On Wednesday, the Bureau of Labor Statistics stated that the United States consumer prices index rose 3% in June, lower than analysts’ expectations of 3.1%. Moreover, it was the lowest increase since March 2021. Despite the signs of easing inflation, analysts are projecting the Federal Reserve of the United States to increase interest rates one more time. Higher interest rates could deter economic growth, thus hurting equity markets.
Given the uncertain outlook, investors can buy the following two monthly paying dividend stocks to earn a stable passive income.
Pizza Pizza Royalty
Pizza Pizza Royalty (TSX:PZA) is a Canadian-based company that operates Pizza Pizza and Pizza 73 brand restaurants. It has adopted a highly franchised business model, with most restaurants operated through franchisees. The company collects royalties from these franchisees based on their sales. So, rising prices and wage inflation will not hurt its financials.
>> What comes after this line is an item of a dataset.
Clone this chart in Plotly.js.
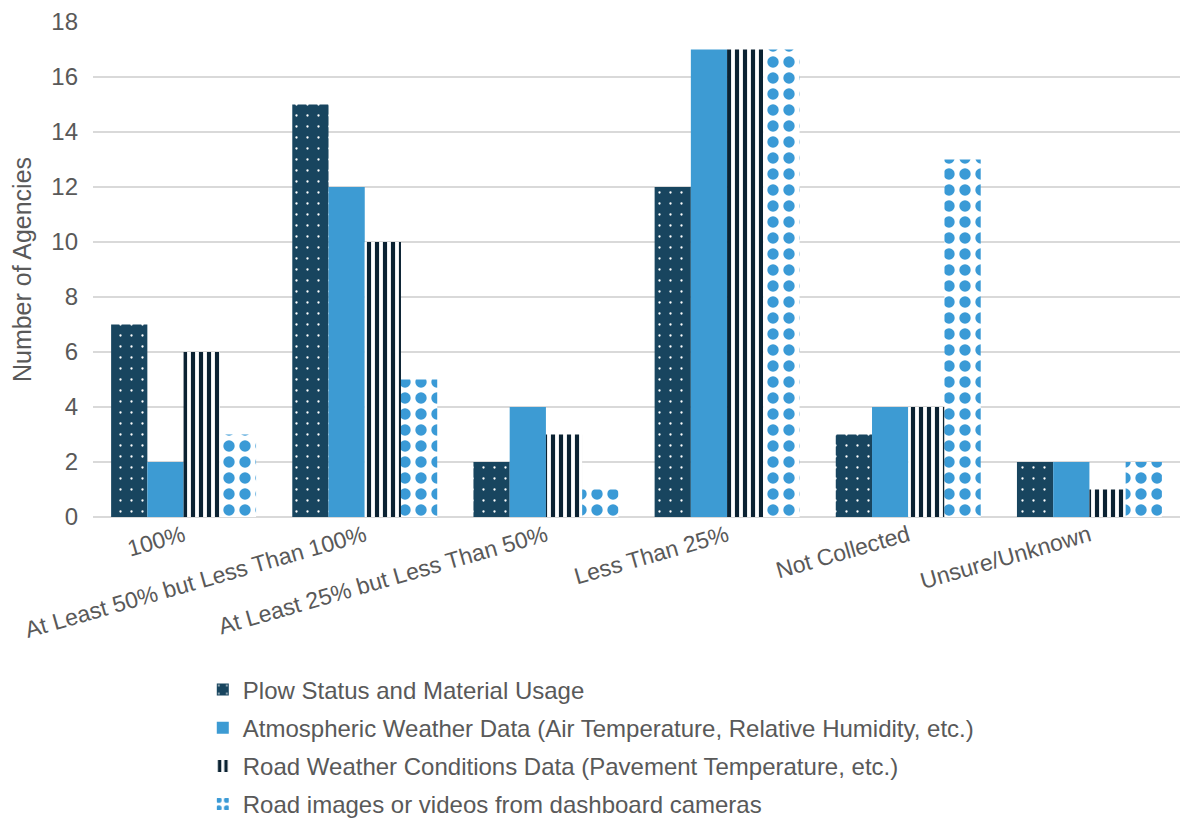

Meanwhile, increasing menu prices to compensate for rising prices could boost its royalty income.
In the recently reported first-quarter performance, Pizza Pizza Royalty’s royalty income grew by 15.3% amid same-store sales growth of 13.6% and a net addition of 18 restaurants. Increased consumer visits and average cheque size drove the company’s same-store sales growth. Reopening of non-traditional restaurants, value messaging, and promotional activities drove traffic. Supported by its strong performances over the last few quarters, the company has raised its dividends seven times since April 2020. Meanwhile, the company currently pays a monthly dividend of $0.075/share, translating its dividend yield to 6.06%.
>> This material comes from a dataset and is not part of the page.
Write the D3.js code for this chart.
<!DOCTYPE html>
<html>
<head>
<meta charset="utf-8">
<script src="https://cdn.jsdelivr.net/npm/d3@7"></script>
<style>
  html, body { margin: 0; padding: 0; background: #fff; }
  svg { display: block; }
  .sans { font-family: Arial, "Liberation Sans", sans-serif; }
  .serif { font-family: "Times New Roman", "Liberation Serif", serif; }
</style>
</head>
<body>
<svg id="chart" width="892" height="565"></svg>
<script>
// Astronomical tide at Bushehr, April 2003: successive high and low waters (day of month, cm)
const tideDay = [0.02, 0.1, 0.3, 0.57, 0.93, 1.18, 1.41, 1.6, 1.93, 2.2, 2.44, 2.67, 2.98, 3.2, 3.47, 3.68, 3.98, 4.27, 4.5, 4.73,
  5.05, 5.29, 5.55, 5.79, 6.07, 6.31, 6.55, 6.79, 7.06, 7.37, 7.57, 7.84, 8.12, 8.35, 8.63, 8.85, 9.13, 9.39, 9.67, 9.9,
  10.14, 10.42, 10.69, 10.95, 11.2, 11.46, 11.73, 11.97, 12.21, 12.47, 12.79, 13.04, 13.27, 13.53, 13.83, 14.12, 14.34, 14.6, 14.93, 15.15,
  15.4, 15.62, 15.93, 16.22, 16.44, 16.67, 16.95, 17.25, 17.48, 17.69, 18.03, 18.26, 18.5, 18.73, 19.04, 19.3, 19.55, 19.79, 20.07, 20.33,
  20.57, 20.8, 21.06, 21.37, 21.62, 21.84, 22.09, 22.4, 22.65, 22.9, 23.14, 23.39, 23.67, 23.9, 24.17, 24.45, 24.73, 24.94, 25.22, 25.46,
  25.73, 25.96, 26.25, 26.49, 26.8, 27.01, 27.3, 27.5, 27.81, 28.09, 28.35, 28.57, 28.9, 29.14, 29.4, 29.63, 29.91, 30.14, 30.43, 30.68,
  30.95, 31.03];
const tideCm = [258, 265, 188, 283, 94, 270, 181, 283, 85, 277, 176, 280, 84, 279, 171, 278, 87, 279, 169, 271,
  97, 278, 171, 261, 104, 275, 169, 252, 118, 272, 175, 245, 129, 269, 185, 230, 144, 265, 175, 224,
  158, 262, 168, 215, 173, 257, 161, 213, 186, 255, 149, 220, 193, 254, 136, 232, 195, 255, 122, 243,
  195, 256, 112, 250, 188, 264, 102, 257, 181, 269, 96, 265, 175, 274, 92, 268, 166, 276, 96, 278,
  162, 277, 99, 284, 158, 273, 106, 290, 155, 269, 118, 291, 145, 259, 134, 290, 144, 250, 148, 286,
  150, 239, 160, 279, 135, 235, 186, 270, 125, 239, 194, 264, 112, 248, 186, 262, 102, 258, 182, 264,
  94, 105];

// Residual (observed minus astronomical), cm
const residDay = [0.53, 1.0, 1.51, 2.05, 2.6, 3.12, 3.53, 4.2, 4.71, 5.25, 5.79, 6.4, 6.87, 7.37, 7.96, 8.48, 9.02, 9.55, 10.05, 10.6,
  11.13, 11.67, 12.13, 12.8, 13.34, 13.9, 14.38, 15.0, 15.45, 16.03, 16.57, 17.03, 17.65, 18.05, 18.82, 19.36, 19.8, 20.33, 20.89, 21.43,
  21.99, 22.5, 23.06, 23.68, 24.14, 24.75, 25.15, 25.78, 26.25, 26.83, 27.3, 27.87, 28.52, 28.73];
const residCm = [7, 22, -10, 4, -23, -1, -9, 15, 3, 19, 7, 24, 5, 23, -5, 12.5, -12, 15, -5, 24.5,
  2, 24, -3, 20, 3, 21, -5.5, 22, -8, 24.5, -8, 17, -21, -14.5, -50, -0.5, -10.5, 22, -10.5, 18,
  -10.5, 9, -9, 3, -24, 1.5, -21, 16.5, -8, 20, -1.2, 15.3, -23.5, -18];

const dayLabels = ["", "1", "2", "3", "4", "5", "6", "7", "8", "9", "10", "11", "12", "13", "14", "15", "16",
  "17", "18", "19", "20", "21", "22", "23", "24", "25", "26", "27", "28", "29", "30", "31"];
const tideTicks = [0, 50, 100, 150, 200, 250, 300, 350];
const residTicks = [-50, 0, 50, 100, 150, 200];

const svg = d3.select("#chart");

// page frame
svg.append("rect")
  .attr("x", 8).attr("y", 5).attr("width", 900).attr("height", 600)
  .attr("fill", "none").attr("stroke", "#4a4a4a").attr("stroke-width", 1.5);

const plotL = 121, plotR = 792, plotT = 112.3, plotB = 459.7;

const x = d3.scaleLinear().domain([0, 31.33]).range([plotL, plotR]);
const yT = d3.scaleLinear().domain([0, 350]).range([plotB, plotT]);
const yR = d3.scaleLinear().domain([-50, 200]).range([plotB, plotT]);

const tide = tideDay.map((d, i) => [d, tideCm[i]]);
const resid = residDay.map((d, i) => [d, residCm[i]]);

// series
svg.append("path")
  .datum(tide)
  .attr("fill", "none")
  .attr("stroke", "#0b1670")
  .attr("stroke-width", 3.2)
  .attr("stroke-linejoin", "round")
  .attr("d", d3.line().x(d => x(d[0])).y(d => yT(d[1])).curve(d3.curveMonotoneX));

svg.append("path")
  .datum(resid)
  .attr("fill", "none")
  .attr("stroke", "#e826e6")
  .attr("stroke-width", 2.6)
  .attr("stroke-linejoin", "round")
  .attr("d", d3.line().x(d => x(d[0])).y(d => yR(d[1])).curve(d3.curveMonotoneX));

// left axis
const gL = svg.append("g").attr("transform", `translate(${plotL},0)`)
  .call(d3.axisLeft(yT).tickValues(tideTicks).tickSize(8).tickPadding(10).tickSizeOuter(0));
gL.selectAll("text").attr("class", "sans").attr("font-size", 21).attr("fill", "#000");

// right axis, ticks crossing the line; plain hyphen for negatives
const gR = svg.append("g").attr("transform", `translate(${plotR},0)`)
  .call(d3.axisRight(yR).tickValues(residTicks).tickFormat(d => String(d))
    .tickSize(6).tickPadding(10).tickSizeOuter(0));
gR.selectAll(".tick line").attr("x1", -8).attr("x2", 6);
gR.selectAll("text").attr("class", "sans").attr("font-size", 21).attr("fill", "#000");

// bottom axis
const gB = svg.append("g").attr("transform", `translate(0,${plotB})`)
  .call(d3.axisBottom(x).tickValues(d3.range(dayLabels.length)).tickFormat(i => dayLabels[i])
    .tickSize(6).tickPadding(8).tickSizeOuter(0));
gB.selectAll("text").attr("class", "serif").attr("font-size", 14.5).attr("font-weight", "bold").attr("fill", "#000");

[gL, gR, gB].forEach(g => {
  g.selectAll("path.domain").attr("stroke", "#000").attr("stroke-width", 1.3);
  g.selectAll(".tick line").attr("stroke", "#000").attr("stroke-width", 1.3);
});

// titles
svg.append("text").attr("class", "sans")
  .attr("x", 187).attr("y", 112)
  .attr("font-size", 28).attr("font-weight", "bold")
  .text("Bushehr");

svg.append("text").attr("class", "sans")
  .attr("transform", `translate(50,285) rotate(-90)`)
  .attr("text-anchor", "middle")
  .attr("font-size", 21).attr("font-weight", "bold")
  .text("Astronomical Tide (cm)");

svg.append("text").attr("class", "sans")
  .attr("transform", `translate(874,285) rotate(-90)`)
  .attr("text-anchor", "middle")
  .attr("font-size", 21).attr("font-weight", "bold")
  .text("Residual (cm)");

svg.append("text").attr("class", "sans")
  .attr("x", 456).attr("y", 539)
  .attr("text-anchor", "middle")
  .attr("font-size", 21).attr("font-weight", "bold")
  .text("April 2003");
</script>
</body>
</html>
Notably, the uptrend in the company’s financials will continue. The popular pizza chain plans to increase its restaurant count by 3-4% this year. Adding new restaurants and positive same-store sales growth could grow its royalty income, thus allowing it to continue paying dividends at a healthier rate. Besides, it trades at an attractive NTM price-to-sales multiple of 0.8, making it an attractive buy for income-seeking investors.
Northland Power
Second on my list would be Northland Power (TSX:NPI), which develops and operates clean energy infrastructure worldwide. It currently owns or has an interest in power-generating facilities with a total production capacity of 3 gigawatts. The company has been under pressure this year, losing over 26% of its stock value. The increase in operating expenses amid an inflationary environment, weak quarterly performances, and rising interest rates appear to have dragged the company’s stock price down. Amid the pullback, the company trades at 1.6 times its book value, which looks attractive.
Despite the near-term volatility, the renewable energy sector offers excellent growth prospects. McKinsey projects global electricity generation from solar and on- and off-shore wind projects to triple between 2021 and 2030, thus expanding the addressable market for Northland Power.
Meanwhile, the company has a well-diversified 20 gigawatts in the project pipeline. Of these projects, 60% are off-shore, 25% solar, 5% on-shore, and 10% others. Besides, 40% of these projects are in Europe, 30% in North America, 25% in Asia, and 5% in Latin America. These diversified projects could boost the company’s financials in the coming years. Besides, the company is evaluating its asset portfolio and divesting of low profitability assets, which could strengthen its financial position.
Notably, Northland Power has been paying dividends uninterruptedly since 1998. It currently pays a monthly dividend of $0.10/share, with its yield at 4.48%. Considering all these factors, I believe Northland Power would be an ideal buy to boost your passive income.